● What is expected:
Omit every picture, then give all the entries again exactly.

● Provided information:
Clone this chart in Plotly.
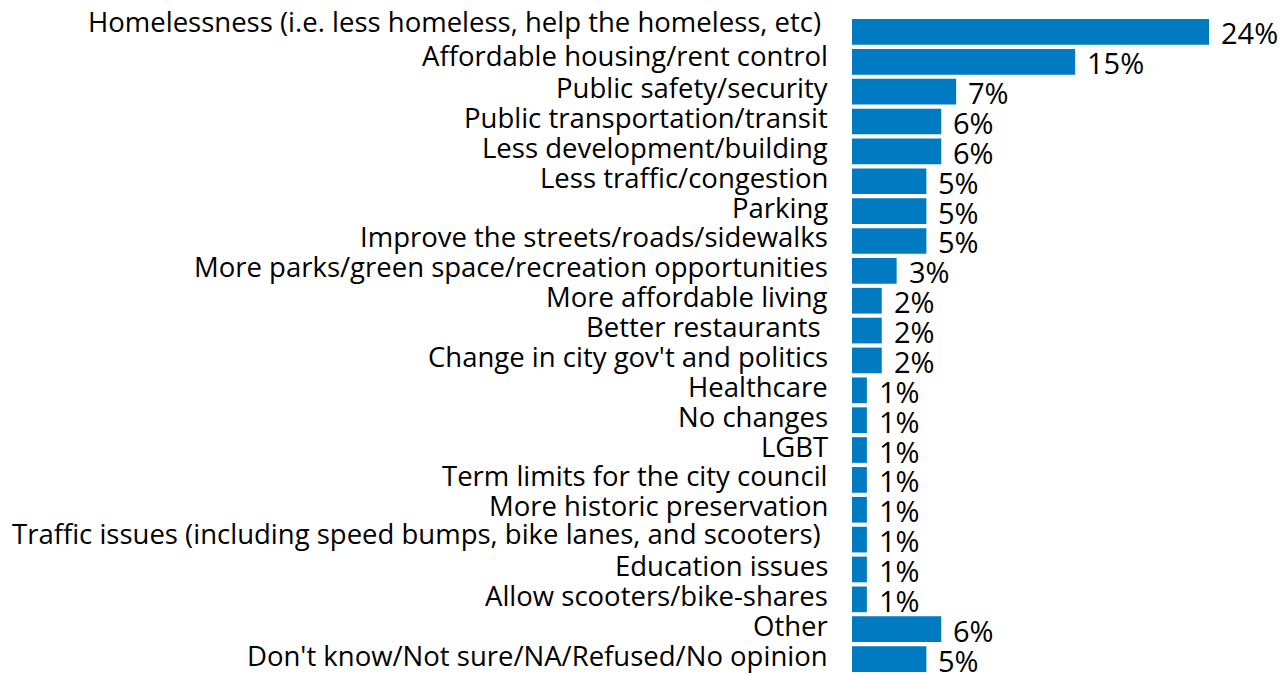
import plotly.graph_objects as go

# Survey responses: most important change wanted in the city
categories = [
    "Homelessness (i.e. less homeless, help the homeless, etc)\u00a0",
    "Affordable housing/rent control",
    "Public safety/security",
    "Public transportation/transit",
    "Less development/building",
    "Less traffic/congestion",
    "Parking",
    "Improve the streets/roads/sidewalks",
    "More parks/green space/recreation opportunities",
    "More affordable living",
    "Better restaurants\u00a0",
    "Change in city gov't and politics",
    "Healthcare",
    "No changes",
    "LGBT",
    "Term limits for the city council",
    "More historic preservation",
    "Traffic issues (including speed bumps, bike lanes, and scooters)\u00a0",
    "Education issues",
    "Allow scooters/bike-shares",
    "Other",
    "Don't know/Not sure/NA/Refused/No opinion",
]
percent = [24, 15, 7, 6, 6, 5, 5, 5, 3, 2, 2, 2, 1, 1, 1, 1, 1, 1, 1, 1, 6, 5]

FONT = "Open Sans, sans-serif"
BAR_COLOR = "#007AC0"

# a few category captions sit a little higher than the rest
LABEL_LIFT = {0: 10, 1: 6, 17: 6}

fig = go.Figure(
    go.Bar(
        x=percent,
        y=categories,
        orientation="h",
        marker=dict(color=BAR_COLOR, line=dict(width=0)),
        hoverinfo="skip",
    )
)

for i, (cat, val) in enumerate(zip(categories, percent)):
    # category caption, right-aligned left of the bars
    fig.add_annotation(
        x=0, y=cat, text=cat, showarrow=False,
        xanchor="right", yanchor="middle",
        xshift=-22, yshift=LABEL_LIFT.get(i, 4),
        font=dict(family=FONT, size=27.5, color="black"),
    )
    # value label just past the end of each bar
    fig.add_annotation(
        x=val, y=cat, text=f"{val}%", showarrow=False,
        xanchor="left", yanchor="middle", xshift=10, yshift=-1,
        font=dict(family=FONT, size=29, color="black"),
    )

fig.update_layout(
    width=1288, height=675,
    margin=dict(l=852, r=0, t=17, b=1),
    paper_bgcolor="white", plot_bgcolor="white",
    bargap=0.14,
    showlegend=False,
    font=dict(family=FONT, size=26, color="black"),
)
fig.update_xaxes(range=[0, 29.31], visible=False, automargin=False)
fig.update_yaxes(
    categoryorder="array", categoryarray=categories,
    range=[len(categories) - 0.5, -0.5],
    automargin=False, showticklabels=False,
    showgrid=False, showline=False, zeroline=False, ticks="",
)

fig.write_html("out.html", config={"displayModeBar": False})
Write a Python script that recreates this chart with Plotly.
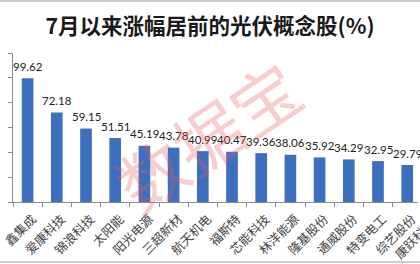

● Solution for this task:
Clone this chart in Plotly.
import plotly.graph_objects as go

# Survey responses: most important change wanted in the city
categories = [
    "Homelessness (i.e. less homeless, help the homeless, etc)\u00a0",
    "Affordable housing/rent control",
    "Public safety/security",
    "Public transportation/transit",
    "Less development/building",
    "Less traffic/congestion",
    "Parking",
    "Improve the streets/roads/sidewalks",
    "More parks/green space/recreation opportunities",
    "More affordable living",
    "Better restaurants\u00a0",
    "Change in city gov't and politics",
    "Healthcare",
    "No changes",
    "LGBT",
    "Term limits for the city council",
    "More historic preservation",
    "Traffic issues (including speed bumps, bike lanes, and scooters)\u00a0",
    "Education issues",
    "Allow scooters/bike-shares",
    "Other",
    "Don't know/Not sure/NA/Refused/No opinion",
]
percent = [24, 15, 7, 6, 6, 5, 5, 5, 3, 2, 2, 2, 1, 1, 1, 1, 1, 1, 1, 1, 6, 5]

FONT = "Open Sans, sans-serif"
BAR_COLOR = "#007AC0"

# a few category captions sit a little higher than the rest
LABEL_LIFT = {0: 10, 1: 6, 17: 6}

fig = go.Figure(
    go.Bar(
        x=percent,
        y=categories,
        orientation="h",
        marker=dict(color=BAR_COLOR, line=dict(width=0)),
        hoverinfo="skip",
    )
)

for i, (cat, val) in enumerate(zip(categories, percent)):
    # category caption, right-aligned left of the bars
    fig.add_annotation(
        x=0, y=cat, text=cat, showarrow=False,
        xanchor="right", yanchor="middle",
        xshift=-22, yshift=LABEL_LIFT.get(i, 4),
        font=dict(family=FONT, size=27.5, color="black"),
    )
    # value label just past the end of each bar
    fig.add_annotation(
        x=val, y=cat, text=f"{val}%", showarrow=False,
        xanchor="left", yanchor="middle", xshift=10, yshift=-1,
        font=dict(family=FONT, size=29, color="black"),
    )

fig.update_layout(
    width=1288, height=675,
    margin=dict(l=852, r=0, t=17, b=1),
    paper_bgcolor="white", plot_bgcolor="white",
    bargap=0.14,
    showlegend=False,
    font=dict(family=FONT, size=26, color="black"),
)
fig.update_xaxes(range=[0, 29.31], visible=False, automargin=False)
fig.update_yaxes(
    categoryorder="array", categoryarray=categories,
    range=[len(categories) - 0.5, -0.5],
    automargin=False, showticklabels=False,
    showgrid=False, showline=False, zeroline=False, ticks="",
)

fig.write_html("out.html", config={"displayModeBar": False})
Write a Python script that recreates this chart with Plotly.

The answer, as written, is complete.